=== Your task ===
Retype only the lines from the one containing "Rebuild this chart" through the one containing "const maxPos = 27;", both included, word for word. Pictures stay out of the copy.

=== Records for the exercise ===
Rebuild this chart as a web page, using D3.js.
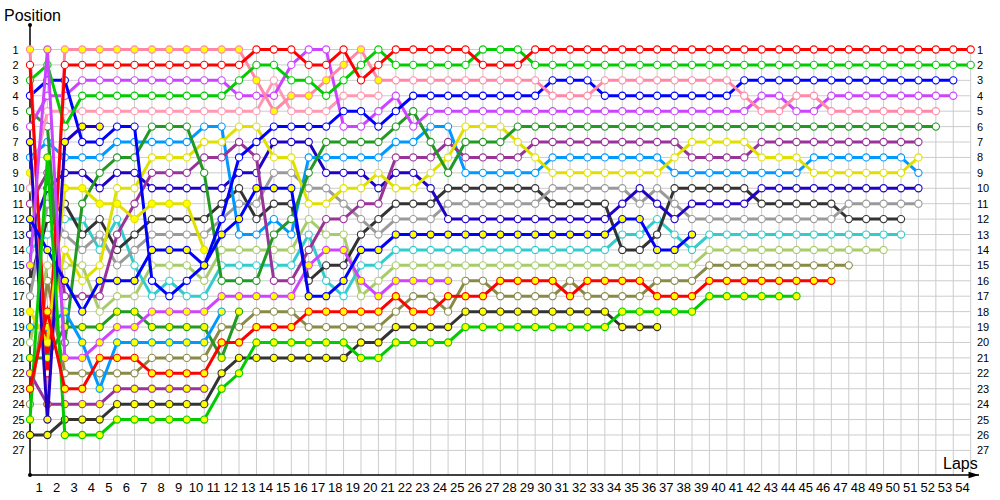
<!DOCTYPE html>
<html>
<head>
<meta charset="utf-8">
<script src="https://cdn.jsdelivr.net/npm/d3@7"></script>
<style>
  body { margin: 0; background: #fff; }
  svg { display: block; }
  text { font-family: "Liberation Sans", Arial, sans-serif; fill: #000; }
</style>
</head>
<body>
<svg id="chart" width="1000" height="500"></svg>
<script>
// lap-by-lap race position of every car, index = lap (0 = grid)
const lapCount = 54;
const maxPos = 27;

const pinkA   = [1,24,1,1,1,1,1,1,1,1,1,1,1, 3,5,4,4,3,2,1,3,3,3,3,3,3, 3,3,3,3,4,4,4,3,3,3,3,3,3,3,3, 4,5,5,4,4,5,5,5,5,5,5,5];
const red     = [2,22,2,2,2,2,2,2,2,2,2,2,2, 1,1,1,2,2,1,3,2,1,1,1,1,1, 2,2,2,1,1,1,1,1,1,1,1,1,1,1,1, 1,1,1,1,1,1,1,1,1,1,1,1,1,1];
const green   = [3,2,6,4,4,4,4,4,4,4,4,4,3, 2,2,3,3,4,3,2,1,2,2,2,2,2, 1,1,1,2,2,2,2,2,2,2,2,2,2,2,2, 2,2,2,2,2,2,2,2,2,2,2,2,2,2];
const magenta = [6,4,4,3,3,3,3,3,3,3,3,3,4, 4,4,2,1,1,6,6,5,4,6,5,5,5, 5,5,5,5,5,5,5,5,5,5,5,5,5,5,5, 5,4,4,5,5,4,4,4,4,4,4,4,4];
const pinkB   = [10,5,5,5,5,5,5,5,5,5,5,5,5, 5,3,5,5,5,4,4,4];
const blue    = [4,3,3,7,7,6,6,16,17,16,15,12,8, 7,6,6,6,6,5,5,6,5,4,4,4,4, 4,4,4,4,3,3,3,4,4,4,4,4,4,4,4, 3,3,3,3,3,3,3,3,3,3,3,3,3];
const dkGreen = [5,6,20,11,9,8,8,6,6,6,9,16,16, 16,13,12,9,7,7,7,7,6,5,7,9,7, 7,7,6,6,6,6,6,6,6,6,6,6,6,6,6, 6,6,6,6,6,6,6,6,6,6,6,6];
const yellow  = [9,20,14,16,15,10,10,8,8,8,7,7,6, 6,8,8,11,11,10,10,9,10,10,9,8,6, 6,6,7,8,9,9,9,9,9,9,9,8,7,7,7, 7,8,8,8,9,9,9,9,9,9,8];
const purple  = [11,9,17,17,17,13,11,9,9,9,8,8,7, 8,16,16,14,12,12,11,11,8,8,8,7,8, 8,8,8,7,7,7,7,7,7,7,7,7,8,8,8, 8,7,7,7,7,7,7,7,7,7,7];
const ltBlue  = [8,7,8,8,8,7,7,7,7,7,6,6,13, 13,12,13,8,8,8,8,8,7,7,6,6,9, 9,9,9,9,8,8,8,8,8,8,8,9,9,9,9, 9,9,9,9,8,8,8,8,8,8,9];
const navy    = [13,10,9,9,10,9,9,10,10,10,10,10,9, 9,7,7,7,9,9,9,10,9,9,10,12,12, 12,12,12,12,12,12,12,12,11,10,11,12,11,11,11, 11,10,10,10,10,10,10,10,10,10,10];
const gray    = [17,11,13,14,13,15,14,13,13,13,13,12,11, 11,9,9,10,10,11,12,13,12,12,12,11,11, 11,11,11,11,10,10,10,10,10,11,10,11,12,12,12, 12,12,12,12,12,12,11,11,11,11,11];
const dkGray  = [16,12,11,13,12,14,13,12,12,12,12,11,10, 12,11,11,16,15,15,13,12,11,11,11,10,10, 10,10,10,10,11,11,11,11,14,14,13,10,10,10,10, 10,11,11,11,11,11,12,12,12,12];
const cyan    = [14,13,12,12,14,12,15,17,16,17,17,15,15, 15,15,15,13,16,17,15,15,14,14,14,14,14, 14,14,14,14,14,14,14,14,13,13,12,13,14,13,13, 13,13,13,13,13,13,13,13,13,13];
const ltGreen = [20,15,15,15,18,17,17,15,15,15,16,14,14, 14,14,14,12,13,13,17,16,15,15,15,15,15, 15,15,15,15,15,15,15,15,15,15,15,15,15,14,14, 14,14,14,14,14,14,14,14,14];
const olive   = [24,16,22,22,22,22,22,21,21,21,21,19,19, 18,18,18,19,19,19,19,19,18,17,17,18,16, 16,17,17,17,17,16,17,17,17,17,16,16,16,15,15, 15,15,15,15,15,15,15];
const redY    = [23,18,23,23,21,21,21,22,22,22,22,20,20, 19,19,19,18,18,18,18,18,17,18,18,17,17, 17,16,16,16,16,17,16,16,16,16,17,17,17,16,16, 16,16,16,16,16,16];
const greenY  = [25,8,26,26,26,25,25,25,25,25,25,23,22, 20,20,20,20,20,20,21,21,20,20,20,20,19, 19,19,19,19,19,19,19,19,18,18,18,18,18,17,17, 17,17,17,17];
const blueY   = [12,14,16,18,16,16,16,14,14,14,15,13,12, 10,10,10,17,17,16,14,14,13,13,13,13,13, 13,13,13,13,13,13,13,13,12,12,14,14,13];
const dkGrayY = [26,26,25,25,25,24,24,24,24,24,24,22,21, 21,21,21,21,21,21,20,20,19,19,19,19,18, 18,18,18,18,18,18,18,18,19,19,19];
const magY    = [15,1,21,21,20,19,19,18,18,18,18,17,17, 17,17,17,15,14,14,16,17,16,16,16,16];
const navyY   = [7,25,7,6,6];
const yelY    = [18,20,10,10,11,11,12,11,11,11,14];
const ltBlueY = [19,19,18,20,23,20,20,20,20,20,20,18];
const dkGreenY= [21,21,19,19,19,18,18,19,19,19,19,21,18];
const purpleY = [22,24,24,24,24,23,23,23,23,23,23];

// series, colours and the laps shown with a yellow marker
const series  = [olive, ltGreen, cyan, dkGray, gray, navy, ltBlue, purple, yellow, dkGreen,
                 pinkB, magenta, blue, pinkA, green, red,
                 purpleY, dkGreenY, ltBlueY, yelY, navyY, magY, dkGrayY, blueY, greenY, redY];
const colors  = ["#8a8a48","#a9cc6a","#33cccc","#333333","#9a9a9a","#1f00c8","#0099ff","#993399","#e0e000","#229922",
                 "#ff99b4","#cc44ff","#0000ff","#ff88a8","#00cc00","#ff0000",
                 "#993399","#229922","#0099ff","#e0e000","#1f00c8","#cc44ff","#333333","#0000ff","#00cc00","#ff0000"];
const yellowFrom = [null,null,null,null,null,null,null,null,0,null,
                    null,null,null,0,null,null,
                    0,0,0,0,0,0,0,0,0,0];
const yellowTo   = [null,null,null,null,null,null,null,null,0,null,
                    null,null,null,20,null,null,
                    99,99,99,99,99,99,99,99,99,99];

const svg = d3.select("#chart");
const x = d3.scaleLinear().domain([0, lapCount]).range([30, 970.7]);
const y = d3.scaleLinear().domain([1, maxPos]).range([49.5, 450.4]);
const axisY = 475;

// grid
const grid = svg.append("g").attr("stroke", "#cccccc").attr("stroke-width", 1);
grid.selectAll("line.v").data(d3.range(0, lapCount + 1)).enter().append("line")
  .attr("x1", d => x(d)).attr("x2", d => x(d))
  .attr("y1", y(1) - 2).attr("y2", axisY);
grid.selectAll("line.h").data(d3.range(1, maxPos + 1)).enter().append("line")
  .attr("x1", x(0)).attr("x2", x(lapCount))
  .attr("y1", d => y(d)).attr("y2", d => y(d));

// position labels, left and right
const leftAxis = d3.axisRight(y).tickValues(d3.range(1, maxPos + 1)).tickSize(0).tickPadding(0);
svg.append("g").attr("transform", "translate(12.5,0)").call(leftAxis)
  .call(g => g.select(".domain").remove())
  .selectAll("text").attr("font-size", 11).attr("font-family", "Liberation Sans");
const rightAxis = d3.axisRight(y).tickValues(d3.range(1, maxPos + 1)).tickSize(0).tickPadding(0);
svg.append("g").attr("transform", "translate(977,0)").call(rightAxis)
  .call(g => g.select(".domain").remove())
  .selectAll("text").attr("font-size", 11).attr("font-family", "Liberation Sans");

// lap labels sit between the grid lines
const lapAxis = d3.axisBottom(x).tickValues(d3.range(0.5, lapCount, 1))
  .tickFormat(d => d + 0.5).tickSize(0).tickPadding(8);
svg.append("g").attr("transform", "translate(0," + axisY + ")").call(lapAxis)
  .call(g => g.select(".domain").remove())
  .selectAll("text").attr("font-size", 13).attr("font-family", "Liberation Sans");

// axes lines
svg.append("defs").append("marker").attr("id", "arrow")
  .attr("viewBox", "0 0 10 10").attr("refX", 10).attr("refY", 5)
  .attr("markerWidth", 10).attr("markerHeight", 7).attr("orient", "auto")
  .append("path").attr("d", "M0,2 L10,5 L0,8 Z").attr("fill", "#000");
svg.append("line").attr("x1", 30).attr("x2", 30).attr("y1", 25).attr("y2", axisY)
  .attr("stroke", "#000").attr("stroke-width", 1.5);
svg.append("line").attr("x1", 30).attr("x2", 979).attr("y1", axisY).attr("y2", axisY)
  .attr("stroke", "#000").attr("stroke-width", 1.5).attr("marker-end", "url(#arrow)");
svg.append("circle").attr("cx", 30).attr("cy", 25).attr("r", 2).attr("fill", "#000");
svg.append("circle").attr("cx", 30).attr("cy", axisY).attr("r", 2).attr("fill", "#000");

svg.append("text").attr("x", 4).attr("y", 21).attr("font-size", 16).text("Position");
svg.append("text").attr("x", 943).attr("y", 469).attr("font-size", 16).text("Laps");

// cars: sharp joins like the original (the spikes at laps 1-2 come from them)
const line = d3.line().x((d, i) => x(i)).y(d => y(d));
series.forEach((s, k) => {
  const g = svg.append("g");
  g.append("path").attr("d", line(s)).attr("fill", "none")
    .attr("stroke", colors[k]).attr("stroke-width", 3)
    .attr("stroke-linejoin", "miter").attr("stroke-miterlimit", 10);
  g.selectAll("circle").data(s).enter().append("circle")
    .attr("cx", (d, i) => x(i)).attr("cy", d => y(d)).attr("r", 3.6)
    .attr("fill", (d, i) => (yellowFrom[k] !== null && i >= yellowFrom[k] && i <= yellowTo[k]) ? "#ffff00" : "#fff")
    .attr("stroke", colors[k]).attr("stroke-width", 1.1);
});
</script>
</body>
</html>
---
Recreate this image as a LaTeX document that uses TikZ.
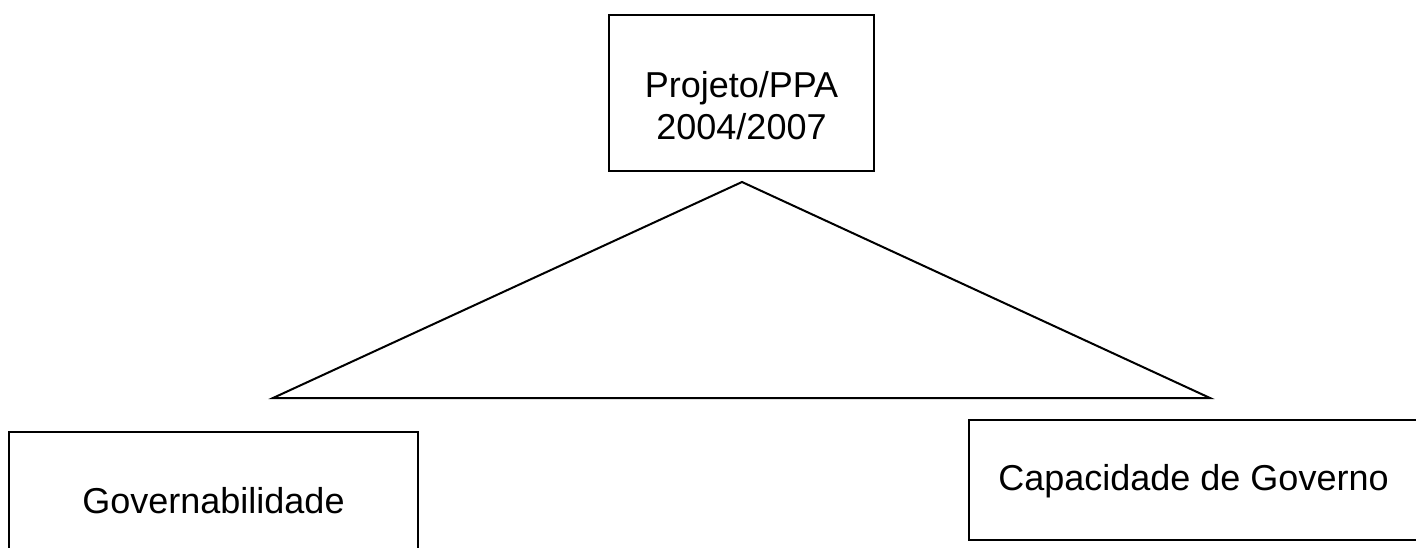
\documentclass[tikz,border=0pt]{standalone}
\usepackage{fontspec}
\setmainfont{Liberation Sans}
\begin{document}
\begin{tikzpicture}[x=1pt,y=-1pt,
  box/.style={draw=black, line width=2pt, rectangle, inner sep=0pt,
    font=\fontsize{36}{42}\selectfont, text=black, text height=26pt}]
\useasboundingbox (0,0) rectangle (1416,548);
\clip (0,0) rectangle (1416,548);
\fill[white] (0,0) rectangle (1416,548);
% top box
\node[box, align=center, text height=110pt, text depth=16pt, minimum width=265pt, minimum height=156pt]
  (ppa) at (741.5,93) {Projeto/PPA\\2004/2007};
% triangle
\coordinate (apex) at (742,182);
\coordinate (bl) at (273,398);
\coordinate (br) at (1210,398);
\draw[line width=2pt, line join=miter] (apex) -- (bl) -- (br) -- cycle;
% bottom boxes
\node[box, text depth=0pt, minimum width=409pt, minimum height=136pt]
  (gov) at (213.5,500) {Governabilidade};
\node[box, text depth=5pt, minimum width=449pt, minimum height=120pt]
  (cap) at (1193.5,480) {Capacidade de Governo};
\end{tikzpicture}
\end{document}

=== Solution for this problem ===
Rebuild this chart as a web page, using D3.js.
<!DOCTYPE html>
<html>
<head>
<meta charset="utf-8">
<script src="https://cdn.jsdelivr.net/npm/d3@7"></script>
<style>
  body { margin: 0; background: #fff; }
  svg { display: block; }
  text { font-family: "Liberation Sans", Arial, sans-serif; fill: #000; }
</style>
</head>
<body>
<svg id="chart" width="1000" height="500"></svg>
<script>
// lap-by-lap race position of every car, index = lap (0 = grid)
const lapCount = 54;
const maxPos = 27;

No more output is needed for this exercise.